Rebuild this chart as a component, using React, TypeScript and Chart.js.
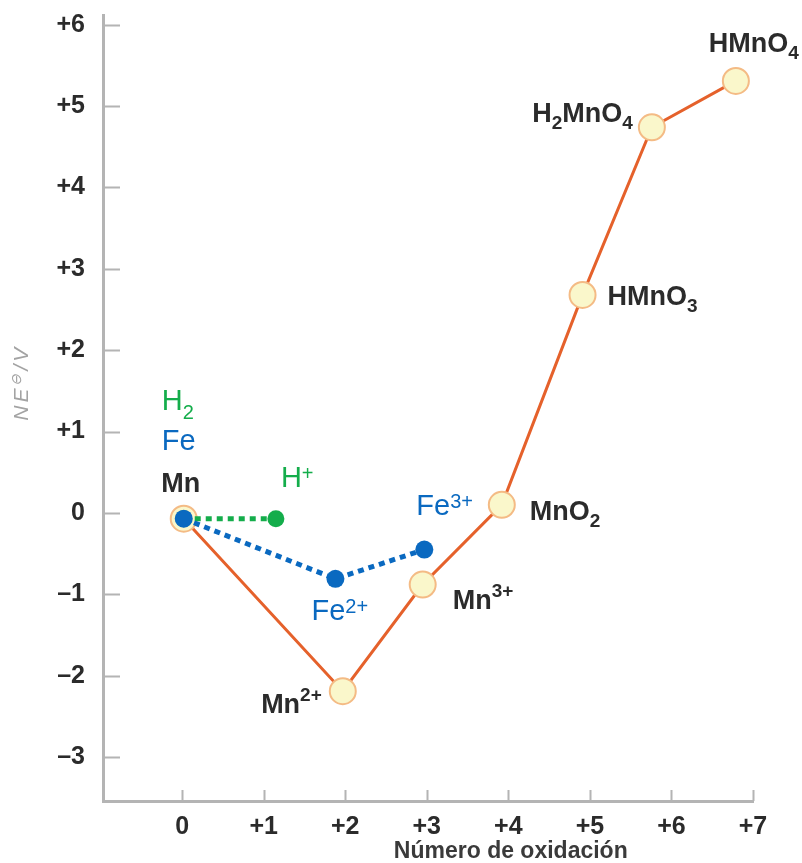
import React, { useEffect, useRef } from 'react';
import { Chart, registerables } from 'chart.js';

Chart.register(...registerables);

// ---------- data ----------
const xTicks = [0, 1, 2, 3, 4, 5, 6, 7];
const xTickLabels = ['0', '+1', '+2', '+3', '+4', '+5', '+6', '+7'];
const yTicks = [-3, -2, -1, 0, 1, 2, 3, 4, 5, 6];
const yTickLabels = ['–3', '–2', '–1', '0', '+1', '+2', '+3', '+4', '+5', '+6'];

const mnSpecies = ['Mn', 'Mn2+', 'Mn3+', 'MnO2', 'HMnO3', 'H2MnO4', 'HMnO4'];
const mnOxidation = [0.02, 1.97, 2.95, 3.92, 4.91, 5.76, 6.79];
const mnEnergy = [-0.07, -2.19, -0.88, 0.1, 2.68, 4.74, 5.31];

const feSpecies = ['Fe', 'Fe2+', 'Fe3+'];
const feOxidation = [0.02, 1.88, 2.97];
const feEnergy = [-0.07, -0.81, -0.45];

const hSpecies = ['H2', 'H+'];
const hOxidation = [0.02, 1.15];
const hEnergy = [-0.07, -0.07];

const xTitle = 'Número de oxidación';

// ---------- styles ----------
const FONT = '"Liberation Sans", Arial, Helvetica, sans-serif';
const ORANGE = '#e5612b';
const BLUE = '#0a69c0';
const GREEN = '#14ad4b';
const AXIS = '#b4b4b4';

type Kind = '' | 'sub' | 'sup';
type Part = [string, Kind];
interface TextStyle { weight: string; size: number; small: number; color: string; subDrop: number; supRise: number; }

const darkStyle: TextStyle = { weight: 'bold', size: 27, small: 19, color: '#2b2b2b', subDrop: 7, supRise: 12 };
const feStyle: TextStyle = { weight: 'normal', size: 29, small: 20, color: BLUE, subDrop: 9, supRise: 7 };
const hStyle: TextStyle = { weight: 'normal', size: 29, small: 20, color: GREEN, subDrop: 9, supRise: 7 };

// label placement: anchored on a dataset point, with a pixel offset
interface LabelSpec { ds: number; i: number; parts: Part[]; style: TextStyle; align: 'left' | 'right' | 'center'; dx: number; dy: number; }

const DS_FE = 0;
const DS_H = 1;
const DS_MN = 2;

const labelSpecs: LabelSpec[] = [
  { ds: DS_MN, i: 0, parts: [['Mn', '']], style: darkStyle, align: 'center', dx: -3, dy: -27 },
  { ds: DS_H, i: 0, parts: [['H', ''], ['2', 'sub']], style: hStyle, align: 'left', dx: -22, dy: -109 },
  { ds: DS_FE, i: 0, parts: [['Fe', '']], style: feStyle, align: 'left', dx: -22, dy: -69 },
  { ds: DS_H, i: 1, parts: [['H', ''], ['+', 'sup']], style: hStyle, align: 'left', dx: 5, dy: -32 },
  { ds: DS_FE, i: 2, parts: [['Fe', ''], ['3+', 'sup']], style: feStyle, align: 'left', dx: -8, dy: -35 },
  { ds: DS_FE, i: 1, parts: [['Fe', ''], ['2+', 'sup']], style: feStyle, align: 'left', dx: -24, dy: 41 },
  { ds: DS_MN, i: 1, parts: [['Mn', ''], ['2+', 'sup']], style: darkStyle, align: 'right', dx: -21, dy: 22 },
  { ds: DS_MN, i: 2, parts: [['Mn', ''], ['3+', 'sup']], style: darkStyle, align: 'left', dx: 30, dy: 24 },
  { ds: DS_MN, i: 3, parts: [['MnO', ''], ['2', 'sub']], style: darkStyle, align: 'left', dx: 28, dy: 15 },
  { ds: DS_MN, i: 4, parts: [['HMnO', ''], ['3', 'sub']], style: darkStyle, align: 'left', dx: 25, dy: 10 },
  { ds: DS_MN, i: 5, parts: [['H', ''], ['2', 'sub'], ['MnO', ''], ['4', 'sub']], style: darkStyle, align: 'right', dx: -19, dy: -5 },
  { ds: DS_MN, i: 6, parts: [['HMnO', ''], ['4', 'sub']], style: darkStyle, align: 'left', dx: -27, dy: -29 },
];

function drawRich(ctx: CanvasRenderingContext2D, parts: Part[], x: number, y: number, align: string, st: TextStyle, italic = false) {
  const pre = italic ? 'italic ' : '';
  const fonts = parts.map(([, k]) => `${pre}${st.weight} ${k ? st.small : st.size}px ${FONT}`);
  const widths = parts.map((p, i) => { ctx.font = fonts[i]; return ctx.measureText(p[0]).width; });
  const total = widths.reduce((a, b) => a + b, 0);
  let cx = align === 'left' ? x : align === 'right' ? x - total : x - total / 2;
  ctx.textAlign = 'left';
  ctx.textBaseline = 'alphabetic';
  ctx.fillStyle = st.color;
  parts.forEach((p, i) => {
    ctx.font = fonts[i];
    const off = p[1] === 'sub' ? st.subDrop : p[1] === 'sup' ? -st.supRise : 0;
    ctx.fillText(p[0], cx, y + off);
    cx += widths[i];
  });
}

const annotationPlugin = {
  id: 'frostAnnotations',
  afterDraw(chart: any) {
    const ctx: CanvasRenderingContext2D = chart.ctx;
    const { left, bottom } = chart.chartArea;
    const xs = chart.scales.x;
    const ys = chart.scales.y;
    ctx.save();
    // inner tick marks
    ctx.strokeStyle = AXIS;
    ctx.lineWidth = 2;
    ctx.beginPath();
    yTicks.forEach((v) => {
      const py = Math.round(ys.getPixelForValue(v)) + 0.5;
      ctx.moveTo(left, py);
      ctx.lineTo(left + 17, py);
    });
    xTicks.forEach((v) => {
      const px = Math.round(xs.getPixelForValue(v)) + 0.5;
      ctx.moveTo(px, bottom);
      ctx.lineTo(px, bottom - 11);
    });
    ctx.stroke();

    // x title
    ctx.font = `bold 23px ${FONT}`;
    ctx.fillStyle = '#3a3a3a';
    ctx.textAlign = 'center';
    ctx.textBaseline = 'alphabetic';
    ctx.fillText(xTitle, xs.getPixelForValue(4.03), 858);

    // y title (rotated)
    ctx.save();
    ctx.translate(20, ys.getPixelForValue(1.6));
    ctx.rotate(-Math.PI / 2);
    (ctx as any).letterSpacing = '3px';
    drawRich(ctx, [['NE', ''], ['⊖', 'sup'], ['/V', '']], 0, 8, 'center',
      { weight: 'normal', size: 21, small: 14, color: '#a3a3a3', subDrop: 0, supRise: 7 }, true);
    ctx.restore();

    // species labels
    labelSpecs.forEach((l) => {
      const el = chart.getDatasetMeta(l.ds).data[l.i];
      drawRich(ctx, l.parts, el.x + l.dx, el.y + l.dy, l.align, l.style);
    });
    ctx.restore();
  },
};

function zipPoints(xs: number[], ys: number[]) {
  return xs.map((x, i) => ({ x, y: ys[i] }));
}

export default function App() {
  const ref = useRef<HTMLCanvasElement>(null);
  useEffect(() => {
    document.body.style.margin = '0';
    const canvas = ref.current!;
    const chart = new Chart(canvas, {
      type: 'scatter',
      data: {
        datasets: [
          {
            label: feSpecies.join(' / '),
            data: zipPoints(feOxidation, feEnergy),
            showLine: true,
            borderColor: BLUE,
            borderWidth: 5,
            borderDash: [6, 5],
            borderCapStyle: 'butt',
            pointRadius: 9,
            pointBackgroundColor: BLUE,
            pointBorderWidth: 0,
            order: 0,
          },
          {
            label: hSpecies.join(' / '),
            data: zipPoints(hOxidation, hEnergy),
            showLine: true,
            borderColor: GREEN,
            borderWidth: 5,
            borderDash: [6, 5],
            borderCapStyle: 'butt',
            pointRadius: 8.5,
            pointBackgroundColor: GREEN,
            pointBorderWidth: 0,
            order: 1,
          },
          {
            label: mnSpecies.join(' / '),
            data: zipPoints(mnOxidation, mnEnergy),
            showLine: true,
            borderColor: ORANGE,
            borderWidth: 3,
            pointRadius: 13,
            pointBackgroundColor: '#faf7cb',
            pointBorderColor: '#f4bb85',
            pointBorderWidth: 2,
            order: 2,
          },
        ] as any,
      },
      options: {
        animation: false,
        responsive: false,
        events: [],
        layout: { padding: { left: 0, right: 49, top: 10, bottom: 0 } },
        plugins: { legend: { display: false }, tooltip: { enabled: false }, title: { display: false } },
        scales: {
          x: {
            type: 'linear',
            min: -0.97,
            max: 7,
            grid: { display: false, drawTicks: false },
            border: { display: true, color: AXIS, width: 3 },
            afterBuildTicks: (s: any) => { s.ticks = xTicks.map((v) => ({ value: v })); },
            afterFit: (s: any) => { s.height = 62; s.paddingLeft = 0; s.paddingRight = 0; },
            ticks: {
              padding: 11,
              color: '#2b2b2b',
              font: { family: FONT, size: 25, weight: 'bold' },
              callback: (v: any) => xTickLabels[xTicks.indexOf(Number(v))] ?? '',
            },
          },
          y: {
            type: 'linear',
            min: -3.54,
            max: 6.12,
            grid: { display: false, drawTicks: false },
            border: { display: true, color: AXIS, width: 3 },
            afterBuildTicks: (s: any) => { s.ticks = yTicks.map((v) => ({ value: v })); },
            afterFit: (s: any) => { s.width = 103; s.paddingTop = 0; s.paddingBottom = 0; },
            ticks: {
              padding: 18,
              color: '#2b2b2b',
              font: { family: FONT, size: 25, weight: 'bold' },
              callback: (v: any) => yTickLabels[yTicks.indexOf(Number(v))] ?? '',
            },
          },
        },
      } as any,
      plugins: [annotationPlugin],
    });
    return () => chart.destroy();
  }, []);
  return (
    <div style={{ width: 802, height: 863, background: '#fff' }}>
      <canvas ref={ref} width={802} height={863} style={{ display: 'block' }} />
    </div>
  );
}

**Exercise task**
Pictures stay out. Repeat only the lines from the beginning of the data through the line that has "Chart.register(...registerables);".

**Written solution**
Rebuild this chart as a component, using React, TypeScript and Chart.js.
import React, { useEffect, useRef } from 'react';
import { Chart, registerables } from 'chart.js';

Chart.register(...registerables);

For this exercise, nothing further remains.